William Shakespeare

Personal information
- Full name: William Harold Nelson Shakespeare
- Born: 24 August 1893 Worcester, England
- Died: 10 July 1976 (aged 82) Whittington, Worcestershire, England
- Batting: Right-handed

Career statistics
| Competition | FC |
| Matches | 26 |
| Runs scored | 789 |
| Batting average | 19.72 |
| 100s/50s | 0/4 |
| Top score | 67* |
| Balls bowled | 5 |
| Wickets | 0 |
| Bowling average | - |
| 5 wickets in innings | 0 |
| 10 wickets in match | 0 |
| Best bowling | - |
| Catches/stumpings | 11/0 |
- Source: CricketArchive, 19 May 2009

= William Harold Nelson Shakespeare =

Wing Commander William Harold Nelson Shakespeare (24 August 1893 - 10 July 1976) was an English aviator who flew for the Royal Flying Corps and the Royal Air Force in World War I. He was awarded both the Air Force Cross and the Military Cross during his time in the military. Shakespeare later worked as a civilian pilot for Handley Page, captaining the first passenger flight from London to Athens, and eventually became president of the Royal Air Forces Association (RAFA). He also served as president of Worcestershire County Cricket Club, for whom he had earlier played first-class cricket.

== Early years ==
William Shakespeare was the eldest son of William and Barbara Shakespeare of Chadsworth, Barbourne, Worcester. He was educated at Worcester Royal Grammar School and joined the 1/8th Worcestershire Regiment (Territorial Force) at the commencement of World War I. He served with this unit at the front for over twelve months. He was given a commission and attached to the 6th Worcestershire Regiment, and afterwards transferred to the Royal Flying Corps .

==As a pilot==

As a pilot, in July 1918 Shakespeare won the Military Cross. His medal was awarded after he successfully carried out two patrols, one in "very bad weather" and one under intense fire. The citation praised him as "a gallant and determined pilot".
A few months later, he gained the Air Force Cross.

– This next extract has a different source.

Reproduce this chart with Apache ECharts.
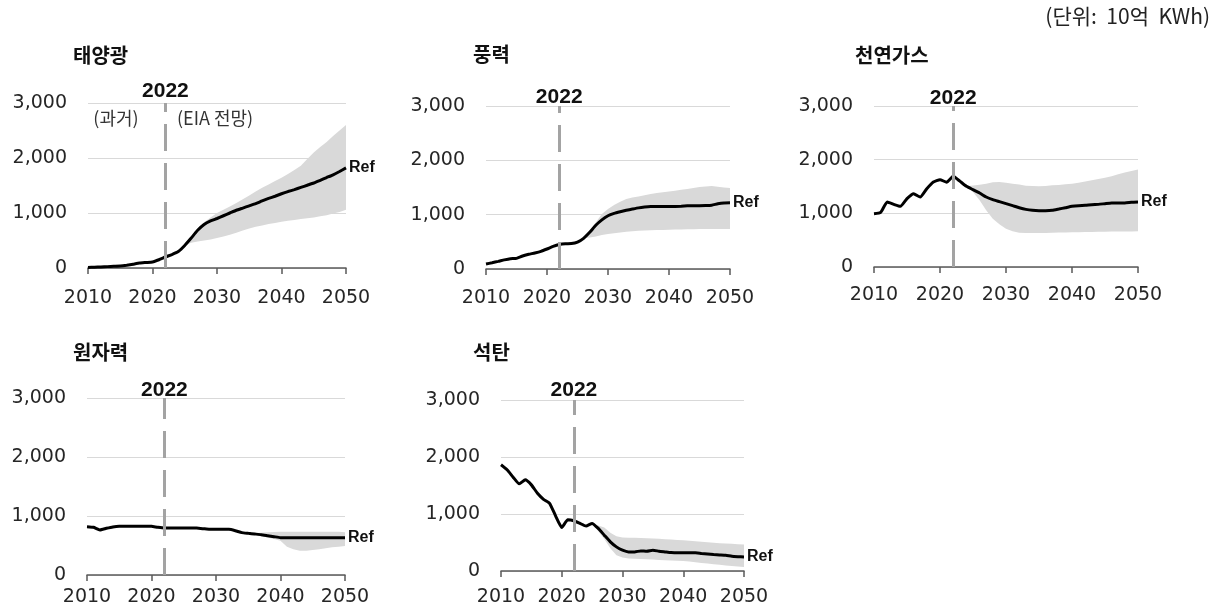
<!DOCTYPE html>
<html>
<head>
<meta charset="utf-8">
<script src="https://cdn.jsdelivr.net/npm/echarts@6/dist/echarts.min.js"></script>
<style>
  html, body { margin: 0; padding: 0; background: #fff; }
  #chart { width: 1223px; height: 616px; }
</style>
</head>
<body>
<div id="chart"></div>
<script>
// Years on the horizontal axis
const YEARS = ['2010', '2011', '2012', '2013', '2014', '2015', '2016', '2017', '2018', '2019',
               '2020', '2021', '2022', '2023', '2024', '2025', '2026', '2027', '2028', '2029',
               '2030', '2031', '2032', '2033', '2034', '2035', '2036', '2037', '2038', '2039',
               '2040', '2041', '2042', '2043', '2044', '2045', '2046', '2047', '2048', '2049', '2050'];
const X_TICK_STEP = 10;              // a labelled tick every ten years
const Y_TICKS = [0, 1000, 2000, 3000];
const SPLIT_YEAR = '2022';

const TITLES = ['태양광', '풍력', '천연가스', '원자력', '석탄'];
const UNIT_TEXT = '(단위:  10억  KWh)';
const PAST_TEXT = '(과거)';
const OUTLOOK_TEXT = '(EIA 전망)';
const REF_TEXT = 'Ref';

// Reference case (2010-2050), 10억 KWh
const solarRef = [10, 15, 20, 25, 30, 35, 50, 70, 90, 100,
                  110, 150, 200, 245, 300, 410, 545, 685, 790, 855,
                  900, 950, 1000, 1050, 1090, 1130, 1170, 1220, 1265, 1305,
                  1350, 1390, 1425, 1465, 1505, 1545, 1595, 1645, 1695, 1755, 1820];
const windRef = [92, 115, 140, 168, 190, 196, 240, 270, 295, 325,
                 368, 415, 450, 466, 468, 495, 565, 675, 805, 905,
                 980, 1024, 1054, 1080, 1103, 1125, 1140, 1150, 1152, 1152,
                 1152, 1152, 1155, 1162, 1165, 1165, 1168, 1175, 1200, 1215, 1218];
const gasRef = [994, 1018, 1211, 1167, 1130, 1273, 1366, 1304, 1459, 1583,
                1627, 1580, 1690, 1600, 1503, 1441, 1379, 1304, 1254, 1217,
                1180, 1143, 1105, 1074, 1056, 1050, 1050, 1056, 1080, 1105,
                1130, 1143, 1149, 1161, 1167, 1180, 1192, 1192, 1192, 1205, 1211];
const nuclearRef = [819, 808, 763, 791, 815, 825, 825, 825, 828, 828,
                    825, 808, 797, 797, 797, 797, 797, 795, 785, 774,
                    774, 774, 774, 751, 718, 706, 695, 684, 667, 650,
                    633, 633, 633, 633, 633, 633, 633, 633, 633, 633, 633];
const coalRef = [1864, 1776, 1646, 1529, 1599, 1511, 1364, 1258, 1188, 964,
                 764, 900, 882, 835, 788, 835, 747, 629, 512, 423,
                 365, 335, 335, 353, 347, 365, 347, 335, 323, 318,
                 318, 318, 318, 306, 297, 288, 282, 276, 259, 252, 247];

// Range of side cases, starting at the given year
const solarBandStart = '2025';
const solarLow = [410, 460, 480, 500, 520, 545, 575, 605, 640, 680, 720, 750, 775,
                  800, 820, 840, 860, 875, 890, 905, 920, 940, 960, 990, 1020, 1060];
const solarHigh = [410, 560, 710, 830, 920, 1000, 1060, 1120, 1180, 1250, 1320, 1390, 1460,
                   1520, 1580, 1640, 1710, 1780, 1860, 1980, 2100, 2200, 2290, 2400, 2500, 2600];

const windBandStart = '2026';
const windLow = [565, 582, 600, 625, 644, 660, 674, 685, 695, 705, 710, 714, 718,
                 720, 723, 726, 728, 730, 733, 736, 736, 736, 736, 736, 736];
const windHigh = [565, 690, 858, 1011, 1103, 1177, 1238, 1287, 1315, 1336, 1358, 1380, 1398,
                  1413, 1428, 1442, 1457, 1471, 1492, 1510, 1520, 1526, 1515, 1500, 1490];

const gasBandStart = '2024';
const gasLow = [1503, 1397, 1242, 1056, 900, 795, 714, 664, 640, 635, 633, 633, 635, 640,
                642, 644, 646, 648, 651, 653, 656, 658, 660, 661, 662, 663, 664];
const gasHigh = [1503, 1520, 1534, 1553, 1577, 1584, 1571, 1553, 1535, 1515, 1508, 1503, 1510, 1521,
                 1530, 1542, 1553, 1572, 1593, 1615, 1640, 1664, 1690, 1726, 1760, 1790, 1815];

const nuclearBandStart = '2034';
const nuclearLow = [718, 706, 690, 660, 635, 610, 580, 480, 435, 412, 412, 424, 435, 452, 469, 480, 491];
const nuclearHigh = [718, 712, 710, 715, 725, 730, 735, 735, 735, 735, 735, 735, 735, 735, 735, 735, 725];

const coalBandStart = '2025';
const coalLow = [835, 700, 560, 400, 276, 235, 218, 214, 212, 206, 200, 195, 190,
                 185, 180, 176, 165, 153, 141, 130, 118, 108, 98, 88, 79, 71];
const coalHigh = [835, 800, 764, 670, 611, 588, 585, 582, 578, 574, 570, 565, 558,
                  552, 546, 541, 532, 522, 512, 503, 494, 488, 482, 476, 470, 464];

// Layout of the five small multiples
const panels = [
  { ref: solarRef, start: solarBandStart, low: solarLow, high: solarHigh,
    grid: { left: 88, top: 103, width: 258, height: 165 }, title: [73, 45], yearLabelGap: 1, xLabelGap: 21 },
  { ref: windRef, start: windBandStart, low: windLow, high: windHigh,
    grid: { left: 486, top: 106, width: 244, height: 163 }, title: [473, 44], yearLabelGap: -2, xLabelGap: 20 },
  { ref: gasRef, start: gasBandStart, low: gasLow, high: gasHigh,
    grid: { left: 874, top: 106, width: 264, height: 161 }, title: [855, 45], yearLabelGap: -3, xLabelGap: 19 },
  { ref: nuclearRef, start: nuclearBandStart, low: nuclearLow, high: nuclearHigh,
    grid: { left: 87, top: 398, width: 258, height: 177 }, title: [73, 342], yearLabelGap: -3, xLabelGap: 13 },
  { ref: coalRef, start: coalBandStart, low: coalLow, high: coalHigh,
    grid: { left: 501, top: 400, width: 243, height: 171 }, title: [473, 342], yearLabelGap: -1, xLabelGap: 17 }
];

const TICK_FONT = 'DejaVu Sans';
const BOLD_LATIN = 'Liberation Sans, Arial, sans-serif';
const KR_FONT = '"Noto Sans CJK KR", "Noto Sans", sans-serif';
const BAND_COLOR = '#d9d9d9';

// place a side-case array on the full year axis ('-' where no value)
function alignToYears(startYear, values) {
  const offset = YEARS.indexOf(startYear);
  return YEARS.map((y, k) => (k >= offset && k - offset < values.length) ? values[k - offset] : '-');
}

const showEvery = (idx) => idx % X_TICK_STEP === 0;

const grids = [], xAxes = [], yAxes = [], series = [], titles = [];

panels.forEach((p, i) => {
  grids.push(Object.assign({ outerBoundsMode: 'none', containLabel: false }, p.grid));

  xAxes.push({
    type: 'category', gridIndex: i, data: YEARS, boundaryGap: false,
    axisLine: { show: true, lineStyle: { color: '#595959', width: 1.5 } },
    axisTick: { show: true, length: 6, interval: showEvery, lineStyle: { color: '#595959', width: 1.5 } },
    splitLine: { show: false },
    axisLabel: { interval: showEvery, margin: p.xLabelGap, fontFamily: TICK_FONT, fontSize: 19, color: '#262626' }
  });

  yAxes.push({
    type: 'value', gridIndex: i, min: Y_TICKS[0], max: Y_TICKS[Y_TICKS.length - 1], interval: 1000,
    axisLine: { show: false }, axisTick: { show: false },
    splitLine: { show: true, lineStyle: { color: '#d9d9d9', width: 1.2 } },
    axisLabel: { margin: 21, fontFamily: TICK_FONT, fontSize: 19, color: '#262626',
                 formatter: v => v.toLocaleString('en-US') }
  });

  const stackId = 'band' + i;
  const lowAligned = alignToYears(p.start, p.low);
  const spanAligned = alignToYears(p.start, p.high.map((v, k) => v - p.low[k]));

  // lower edge of the side-case range (invisible base of the stack)
  series.push({
    type: 'line', xAxisIndex: i, yAxisIndex: i, stack: stackId, data: lowAligned,
    symbol: 'none', lineStyle: { opacity: 0, width: 0 }, silent: true, z: 1,
    markLine: {
      silent: true, symbol: 'none', animation: false,
      lineStyle: { type: [27, 12], color: '#a3a3a3', width: 3 },
      label: { show: true, position: 'end', formatter: SPLIT_YEAR, distance: p.yearLabelGap,
               fontFamily: BOLD_LATIN, fontWeight: 'bold', fontSize: 21, color: '#111' },
      data: [[{ coord: [SPLIT_YEAR, Y_TICKS[0]] }, { coord: [SPLIT_YEAR, Y_TICKS[Y_TICKS.length - 1]] }]]
    }
  });
  // shaded range between low and high cases
  series.push({
    type: 'line', xAxisIndex: i, yAxisIndex: i, stack: stackId, data: spanAligned,
    symbol: 'none', lineStyle: { opacity: 0, width: 0 }, silent: true, z: 2,
    areaStyle: { color: BAND_COLOR, opacity: 1 }
  });
  // reference case
  series.push({
    type: 'line', xAxisIndex: i, yAxisIndex: i, z: 3, data: p.ref,
    symbol: 'none', smooth: 0.15,
    lineStyle: { color: '#000', width: 3 },
    endLabel: { show: true, formatter: REF_TEXT, distance: 3,
                fontFamily: BOLD_LATIN, fontWeight: 'bold', fontSize: 16, color: '#111' }
  });

  titles.push({
    text: TITLES[i], left: p.title[0], top: p.title[1], padding: 0,
    textStyle: { fontFamily: KR_FONT, fontWeight: 'bold', fontSize: 20, color: '#111' }
  });
});

const option = {
  animation: false,
  backgroundColor: '#fff',
  title: titles,
  grid: grids,
  xAxis: xAxes,
  yAxis: yAxes,
  series: series,
  graphic: [
    { type: 'text', right: 13, top: 6,
      style: { text: UNIT_TEXT, font: '21px ' + KR_FONT, fill: '#222' } },
    { type: 'text', x: 116, y: 118,
      style: { text: PAST_TEXT, font: '18px ' + KR_FONT, fill: '#333', textAlign: 'center', textVerticalAlign: 'middle' } },
    { type: 'text', x: 177, y: 118,
      style: { text: OUTLOOK_TEXT, font: '18px ' + KR_FONT, fill: '#333', textAlign: 'left', textVerticalAlign: 'middle' } }
  ]
};

const chart = echarts.init(document.getElementById('chart'), null, { renderer: 'canvas' });
chart.setOption(option);
</script>
</body>
</html>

"T./Capt. William Harold Nelson Shakespeare, R.F.C. was awarded the Military Cross for conspicuous gallantry and devotion to duty. He carried out a most successful contact patrol in very bad weather at a height of 400 feet and brought back very valuable information. Later, he carried out another successful contact patrol at a low altitude, his machine being subjected to intense rifle and machine-gun fire. He is a gallant and determined pilot and has set a fine example to his squadron." Supplement to the London Gazette. 5. July 1918.

He transferred across to the Royal Air Force when the organisation came into being on 1 Apr 1918, and was one of Marshal of the Royal Air Force Hugh Montague Trenchard's first Wing Commanders. After the First World War, he became one of the pioneers of military and civil transport aviation. While still serving in the RAF, his services were employed by Handley Page to promote their new commercial passenger service in the Handley Page 0.400 series, which after the end of the First World War, had been converted from a bomber to a passenger aircraft. He was the captain of the first pan European flight from London to Athens, a flight which took place to promote Handley Page and prove the capability of the Aircraft.

==As a cricketer==

Shakespeare played 26 first-class matches for Worcestershire between 1919 and 1931. He made his first-class debut in August 1919 against Warwickshire; this was a friendly match as Worcestershire did not enter the County Championship that season. Opening the batting with Alfred Cliff, he had a fine match, scoring 62 in the first innings and 67 not out (which was to remain his career best) in the second.
He played one further match that year and three in 1920 but could not replicate his initial form, with a top score of only 11 in six innings.

In 1924, Shakespeare finally returned to first-class cricket, scoring 62* against Glamorgan,
and this time – although he never made any really big scores – he contributed useful thirties and forties fairly often. From 1926 onwards, however, his powers left him and he passed 20 only once in his last 14 innings. His first-class career really ended in 1928, but he did make one final appearance three years later.

Although he never played at such a high level again, Shakespeare did appear for Worcestershire's second XI in the Minor Counties Championship as late as July 1949, when he was nearly 56.
He also umpired one first-class game, that between Worcestershire and Combined Services at New Road in May 1950.

==Other activities==
In later life, Shakespeare became president of RAFA as well as President of Worcestershire County Cricket Club. He was instrumental in the organising of the Victory test matches versus Australia.. His Great Grandson, Squadron Leader Keith William Brooke, followed in his footsteps and graduated RAF Officer training at Royal Air Force Cranwell on 5 November 2009. Throughout the graduation ceremony, Brooke carried Shakespeare original Royal Flying Corps ceremonial sword, which was presented to him in 1914.